Runtime pluggable models?

Hey list,

My employers (and I) develop an application that is deployed for many different businesses, and whilst we provide our functionality as a service hosted on our own servers, we are still required to integrated with their existing systems. This is starting to become a problem, as our generic model doesn’t quite fit nicely with all of our customers and consequentially some minor hackery has ensued.

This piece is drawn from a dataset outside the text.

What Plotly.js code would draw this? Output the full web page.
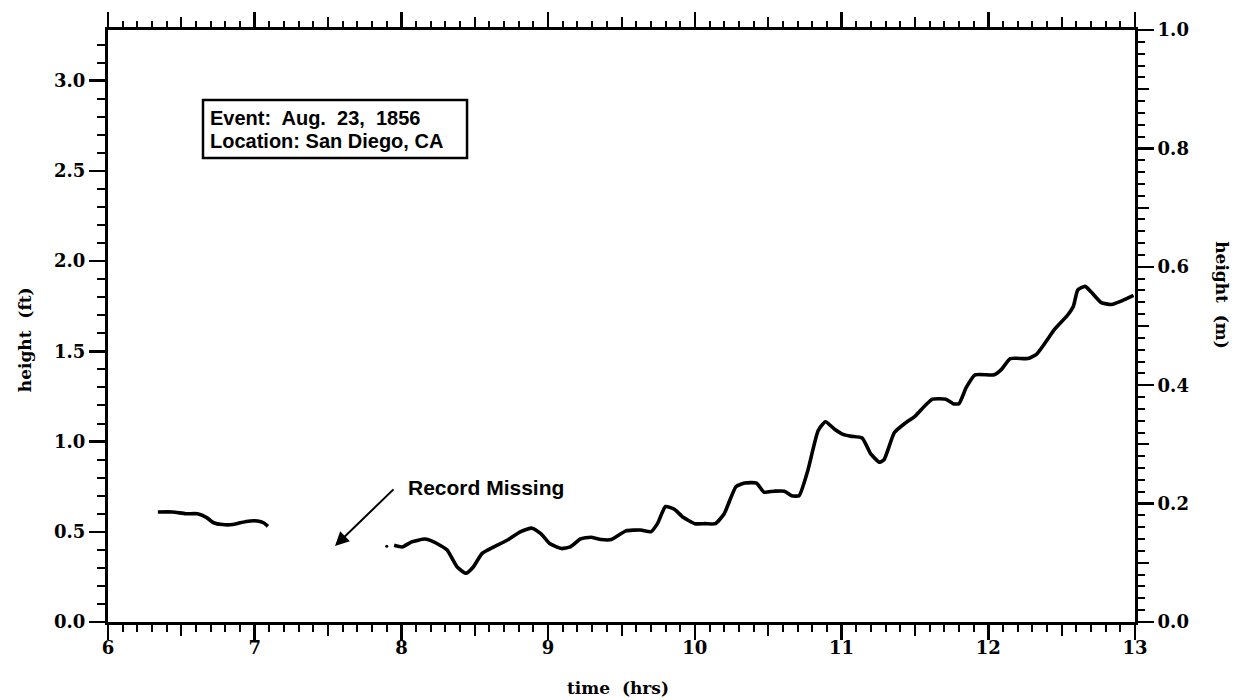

I’m looking into the possibility/feasibility of dynamically loading models based on runtime conditions. I’m just wondering if anyone else has done something similar? To be a little more specific, I imagine we’d need a database table per customer (plus a default) and then a model that is dynamically loaded in such a way that references to it throughout the existing code remains the same. E.g:

class MyFoo < AR end

class CustomerAMyFoo < AR include MyFooHelper end

class CustomerBMyFoo < AR include MyFooHelper end

All code, expect that contained in MyFoo, should not know that CustomerAMyFoo and CustomerBMyFoo exist. I imagine MyFoo would act as a simple proxy using some method_missing magic. That’s one approach, though I’m not particularly keen on it. Does another solution exist that doesn’t involve a proxy but without the overhead of reloading the module on each request?

Cheers Ian

You can do what you are suggesting, and have them all direct
subclasses of AR. It might however be cleaner and easier to make
them subclasses of your AR subclass. This way the general aspects of
the application like associations can be on the shared superclass.
You can use single table inheritance if you expect little or no data
customization. If you expect a lot of data customization then you
can either use separate databases for each customer and set the
connection for each request, or you could use an abstract shared
superclass where each subclass gets its own table.